F. GABELLONE / et alii
(CNR – IBAM, Lecce, Italy)

Keywords: Smart Cities, Augmented Reality, Virtual Reconstruction

Abstract:
This paper illustrates the chief results obtained by the IBAM ITLab in the Cultura e Turismo: DiCet project and the Siracusa Energia project, both financed with National Operational Program (programmi operativi nazionali – PON) funds. These two projects pursue the objective of defining and producing innovative models, processes, and tools for the sustainable development of a smart territory by capitalizing on its cultural assets and environmental resources, and promoting and marketing their tourism offerings. From this standpoint, procedures were developed to compile technical models for an efficient management of 3D and 2D resources, and to define best practices and methodical protocols for quality certification and process standardization, capable of fostering cross-sector dialogue. The sites were identified as a function of a supply-and-demand analysis with regard to a placement on the market of innovative models and services based on the creation of hyper-realistic digital models and virtual scenarios. Particular attention was given to those uses that permit greater visibility, protection, and conservation of cultural assets characterized by difficult access, vulnerability, seismic risk, hydro-geological risk, etc.

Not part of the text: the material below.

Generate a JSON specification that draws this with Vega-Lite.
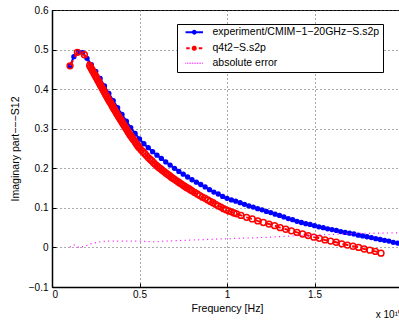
{
  "$schema": "https://vega.github.io/schema/vega-lite/v6.json",
  "autosize": {"type": "none"},
  "padding": {"left": 52, "top": 10, "right": 0, "bottom": 40},
  "width": 350,
  "height": 277,
  "background": "white",
  "config": {
    "font": "Liberation Sans",
    "view": {"stroke": "black", "strokeWidth": 1},
    "axis": {
      "labelFont": "Liberation Sans", "labelFontSize": 10, "labelColor": "black",
      "titleFont": "Liberation Sans", "titleFontSize": 10.6, "titleFontWeight": "normal", "titleColor": "black",
      "domain": true, "domainColor": "black", "domainWidth": 1.5, "ticks": true, "tickColor": "black", "tickSize": -4,
      "grid": true, "gridColor": "#555555", "gridDash": [1, 3], "gridOpacity": 1, "gridWidth": 1
    },
    "legend": {
      "orient": "none", "legendX": 125, "legendY": 14,
      "fillColor": "white", "strokeColor": "black", "strokeWidth": 1, "padding": 3,
      "labelFont": "Liberation Sans", "labelFontSize": 10.5, "labelColor": "black", "labelLimit": 400,
      "symbolSize": 306, "symbolStrokeWidth": 2, "rowPadding": 4, "symbolOffset": 9, "labelOffset": 13, "cornerRadius": 0
    }
  },
  "title": {"text": "x 10¹⁰", "orient": "bottom", "anchor": "end", "frame": "group", "font": "Liberation Sans", "fontSize": 10, "fontWeight": "normal", "color": "black", "offset": -4},
  "datasets": {
    "exp": [
      {"f":0.103,"v":0.459},{"f":0.125,"v":0.482},{"f":0.15,"v":0.494},{"f":0.175,"v":0.492},
      {"f":0.2,"v":0.478},{"f":0.225,"v":0.462},{"f":0.25,"v":0.445},{"f":0.275,"v":0.427},
      {"f":0.3,"v":0.408},{"f":0.325,"v":0.389},{"f":0.35,"v":0.371},{"f":0.375,"v":0.353},
      {"f":0.4,"v":0.336},{"f":0.425,"v":0.319},{"f":0.45,"v":0.303},{"f":0.475,"v":0.288},
      {"f":0.5,"v":0.274},{"f":0.525,"v":0.262},{"f":0.55,"v":0.252},{"f":0.575,"v":0.242},
      {"f":0.6,"v":0.233},{"f":0.625,"v":0.225},{"f":0.65,"v":0.216},{"f":0.675,"v":0.208},
      {"f":0.7,"v":0.2},{"f":0.725,"v":0.192},{"f":0.75,"v":0.185},{"f":0.775,"v":0.178},
      {"f":0.8,"v":0.171},{"f":0.825,"v":0.165},{"f":0.85,"v":0.159},{"f":0.875,"v":0.153},
      {"f":0.9,"v":0.146},{"f":0.925,"v":0.14},{"f":0.95,"v":0.135},{"f":0.975,"v":0.129},
      {"f":1.0,"v":0.124},{"f":1.025,"v":0.12},{"f":1.05,"v":0.117},{"f":1.075,"v":0.113},
      {"f":1.1,"v":0.109},{"f":1.125,"v":0.105},{"f":1.15,"v":0.102},{"f":1.175,"v":0.098},
      {"f":1.2,"v":0.095},{"f":1.225,"v":0.091},{"f":1.25,"v":0.088},{"f":1.275,"v":0.084},
      {"f":1.3,"v":0.081},{"f":1.325,"v":0.077},{"f":1.35,"v":0.073},{"f":1.375,"v":0.07},
      {"f":1.4,"v":0.066},{"f":1.425,"v":0.063},{"f":1.45,"v":0.06},{"f":1.475,"v":0.058},
      {"f":1.5,"v":0.055},{"f":1.525,"v":0.052},{"f":1.55,"v":0.05},{"f":1.575,"v":0.047},
      {"f":1.6,"v":0.045},{"f":1.625,"v":0.043},{"f":1.65,"v":0.04},{"f":1.675,"v":0.038},
      {"f":1.7,"v":0.036},{"f":1.725,"v":0.034},{"f":1.75,"v":0.031},{"f":1.775,"v":0.029},
      {"f":1.8,"v":0.027},{"f":1.825,"v":0.025},{"f":1.85,"v":0.022},{"f":1.875,"v":0.02},
      {"f":1.9,"v":0.018},{"f":1.925,"v":0.016},{"f":1.95,"v":0.013},{"f":1.975,"v":0.011},
      {"f":2.0,"v":0.009}
    ],
    "q4t2": [
      {"f":0.103,"v":0.459},{"f":0.145,"v":0.493},{"f":0.185,"v":0.487},
      {"f":0.215,"v":0.46},{"f":0.22,"v":0.456},{"f":0.225,"v":0.452},{"f":0.23,"v":0.448},
      {"f":0.235,"v":0.444},{"f":0.24,"v":0.44},{"f":0.245,"v":0.436},{"f":0.25,"v":0.432},
      {"f":0.255,"v":0.428},{"f":0.26,"v":0.424},{"f":0.265,"v":0.42},{"f":0.27,"v":0.416},
      {"f":0.275,"v":0.412},{"f":0.28,"v":0.408},{"f":0.285,"v":0.404},{"f":0.29,"v":0.4},
      {"f":0.295,"v":0.396},{"f":0.3,"v":0.392},{"f":0.305,"v":0.388},{"f":0.31,"v":0.384},
      {"f":0.315,"v":0.38},{"f":0.32,"v":0.376},{"f":0.325,"v":0.372},{"f":0.33,"v":0.368},
      {"f":0.335,"v":0.365},{"f":0.34,"v":0.361},{"f":0.345,"v":0.357},{"f":0.35,"v":0.353},
      {"f":0.355,"v":0.349},{"f":0.36,"v":0.346},{"f":0.365,"v":0.342},{"f":0.37,"v":0.338},
      {"f":0.375,"v":0.335},{"f":0.38,"v":0.331},{"f":0.385,"v":0.328},{"f":0.39,"v":0.324},
      {"f":0.395,"v":0.321},{"f":0.4,"v":0.317},{"f":0.405,"v":0.313},{"f":0.41,"v":0.31},
      {"f":0.415,"v":0.306},{"f":0.42,"v":0.303},{"f":0.425,"v":0.299},{"f":0.43,"v":0.296},
      {"f":0.435,"v":0.292},{"f":0.44,"v":0.289},{"f":0.445,"v":0.285},{"f":0.45,"v":0.282},
      {"f":0.455,"v":0.279},{"f":0.46,"v":0.276},{"f":0.465,"v":0.273},{"f":0.47,"v":0.27},
      {"f":0.475,"v":0.267},{"f":0.48,"v":0.263},{"f":0.485,"v":0.26},{"f":0.49,"v":0.257},
      {"f":0.495,"v":0.254},{"f":0.5,"v":0.251},{"f":0.51,"v":0.246},{"f":0.52,"v":0.242},
      {"f":0.53,"v":0.237},{"f":0.54,"v":0.232},{"f":0.55,"v":0.227},{"f":0.56,"v":0.223},
      {"f":0.57,"v":0.219},{"f":0.58,"v":0.214},{"f":0.59,"v":0.21},{"f":0.6,"v":0.206},
      {"f":0.61,"v":0.202},{"f":0.62,"v":0.199},{"f":0.63,"v":0.195},{"f":0.64,"v":0.192},
      {"f":0.65,"v":0.188},{"f":0.66,"v":0.185},{"f":0.67,"v":0.182},{"f":0.68,"v":0.178},
      {"f":0.69,"v":0.175},{"f":0.7,"v":0.172},{"f":0.71,"v":0.169},{"f":0.72,"v":0.166},
      {"f":0.73,"v":0.163},{"f":0.74,"v":0.16},{"f":0.75,"v":0.157},{"f":0.76,"v":0.154},
      {"f":0.77,"v":0.151},{"f":0.78,"v":0.149},{"f":0.79,"v":0.146},{"f":0.8,"v":0.143},
      {"f":0.815,"v":0.139},{"f":0.83,"v":0.135},{"f":0.845,"v":0.131},{"f":0.86,"v":0.127},
      {"f":0.875,"v":0.124},{"f":0.89,"v":0.12},{"f":0.905,"v":0.116},{"f":0.92,"v":0.113},
      {"f":0.935,"v":0.109},{"f":0.95,"v":0.105},{"f":0.965,"v":0.102},{"f":0.98,"v":0.098},
      {"f":0.995,"v":0.095},{"f":1.01,"v":0.092},{"f":1.025,"v":0.09},{"f":1.04,"v":0.087},
      {"f":1.055,"v":0.085},{"f":1.08,"v":0.081},{"f":1.112,"v":0.076},{"f":1.144,"v":0.072},
      {"f":1.176,"v":0.067},{"f":1.208,"v":0.063},{"f":1.24,"v":0.059},{"f":1.272,"v":0.055},
      {"f":1.304,"v":0.05},{"f":1.336,"v":0.046},{"f":1.368,"v":0.042},{"f":1.4,"v":0.038},
      {"f":1.432,"v":0.034},{"f":1.464,"v":0.03},{"f":1.496,"v":0.026},{"f":1.528,"v":0.023},
      {"f":1.56,"v":0.019},{"f":1.592,"v":0.016},{"f":1.624,"v":0.013},{"f":1.656,"v":0.009},
      {"f":1.688,"v":0.006},{"f":1.72,"v":0.003},{"f":1.752,"v":0.0},{"f":1.784,"v":-0.004},
      {"f":1.816,"v":-0.007},{"f":1.848,"v":-0.01},{"f":1.88,"v":-0.0145}
    ],
    "err": [
      {"f":0.103,"v":0.001},{"f":0.124,"v":0.007},{"f":0.153,"v":0.0},{"f":0.19,"v":0.003},
      {"f":0.22,"v":0.009},{"f":0.25,"v":0.012},{"f":0.286,"v":0.015},{"f":0.33,"v":0.016},
      {"f":0.38,"v":0.016},{"f":0.44,"v":0.016},{"f":0.5,"v":0.016},{"f":0.573,"v":0.014},
      {"f":0.65,"v":0.016},{"f":0.76,"v":0.018},{"f":0.88,"v":0.02},{"f":1.0,"v":0.022},
      {"f":1.13,"v":0.024},{"f":1.25,"v":0.026},{"f":1.42,"v":0.03},{"f":1.55,"v":0.032},
      {"f":1.7,"v":0.035},{"f":1.85,"v":0.036},{"f":2.0,"v":0.037}
    ]
  },
  "encoding": {
    "x": {"field": "f", "type": "quantitative",
      "scale": {"domain": [0, 2], "nice": false, "zero": false},
      "axis": {"values": [0, 0.5, 1, 1.5], "format": "~g", "title": "Frequency [Hz]", "labelPadding": 6, "titlePadding": 4}},
    "y": {"field": "v", "type": "quantitative",
      "scale": {"domain": [-0.1, 0.6], "nice": false, "zero": false},
      "axis": {"values": [-0.1, 0, 0.1, 0.2, 0.3, 0.4, 0.5, 0.6], "format": ".1~f", "title": "Imaginary part−−−S12", "labelPadding": 8, "titlePadding": 8}}
  },
  "layer": [
    {
      "data": {"name": "exp"},
      "mark": {"type": "line", "strokeWidth": 2, "clip": true},
      "encoding": {
        "color": {"datum": "experiment/CMIM−1−20GHz−S.s2p", "type": "nominal",
          "scale": {"domain": ["experiment/CMIM−1−20GHz−S.s2p", "q4t2−S.s2p", "absolute error"], "range": ["#0000ff", "#ff0000", "#ff00ff"]},
          "legend": {"title": null,
            "encode": {"symbols": {"update": {
              "shape": {"signal": "datum.value === 'q4t2−S.s2p' ? 'M-0.92,0H-0.52M0.52,0H0.92M-0.18,0H0.18M-0.18,0A0.18,0.18,0,1,1,0.18,0A0.18,0.18,0,1,1,-0.18,0Z' : (datum.value === 'absolute error' ? 'M-1,0h0.07M-0.81,0h0.07M-0.62,0h0.07M-0.43,0h0.07M-0.24,0h0.07M-0.05,0h0.07M0.14,0h0.07M0.33,0h0.07M0.52,0h0.07M0.71,0h0.07M0.9,0h0.07' : 'M-1,0H1M-0.16,0A0.16,0.16,0,1,1,0.16,0A0.16,0.16,0,1,1,-0.16,0Z')"},
              "fill": {"signal": "datum.value === 'q4t2−S.s2p' || datum.value === 'absolute error' ? 'transparent' : '#0000ff'"},
              "strokeWidth": {"signal": "datum.value === 'absolute error' ? 1.3 : 2"},
              "strokeDash": {"value": [1, 0]},
              "opacity": {"value": 1}
            }}}
          }}
      }
    },
    {
      "data": {"name": "exp"},
      "mark": {"type": "point", "filled": true, "size": 28, "color": "#0000ff", "opacity": 1, "clip": true}
    },
    {
      "data": {"name": "q4t2"},
      "mark": {"type": "line", "strokeWidth": 2, "strokeDash": [6, 4], "clip": true},
      "encoding": {"color": {"datum": "q4t2−S.s2p", "type": "nominal"}}
    },
    {
      "data": {"name": "q4t2"},
      "mark": {"type": "point", "filled": false, "size": 34, "strokeWidth": 1.5, "color": "#ff0000", "opacity": 1, "clip": true}
    },
    {
      "data": {"name": "err"},
      "mark": {"type": "line", "strokeWidth": 1.2, "strokeDash": [1, 3.5], "clip": true},
      "encoding": {"color": {"datum": "absolute error", "type": "nominal"}}
    }
  ]
}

In view of this, innovative models and tools were designed and developed for capitalizing on and exploiting cultural heritage, understood as an integrated and complex system conceived as a holistic model strongly based on the use of ICT technologies. Virtual enjoyment is understood here as a form of representing reality that accelerates and strengthens cognitive capacities, which is to say it becomes capable of generating extremely sensitive, “virtuous” learning processes based on metaphors of the real world, and thus easy to use and understand.
Operationally, our working group has made some Augmented Reality solutions available; these enable the interactive display – directly in situ and especially on mobile devices – of archaeological monuments integrated within the urban fabric. A simple solution allows the user to display an interactive 3D reconstruction directly on the real site, using the latest-generation gyroscope function. In addition to this, certain inaccessible monuments of the cities of Lecce and Catania have been virtualized, chiefly using image-based technologies and ultra-realistic laser scanning, to allow them to be visited remotely both via smartphone and on large virtual theatres.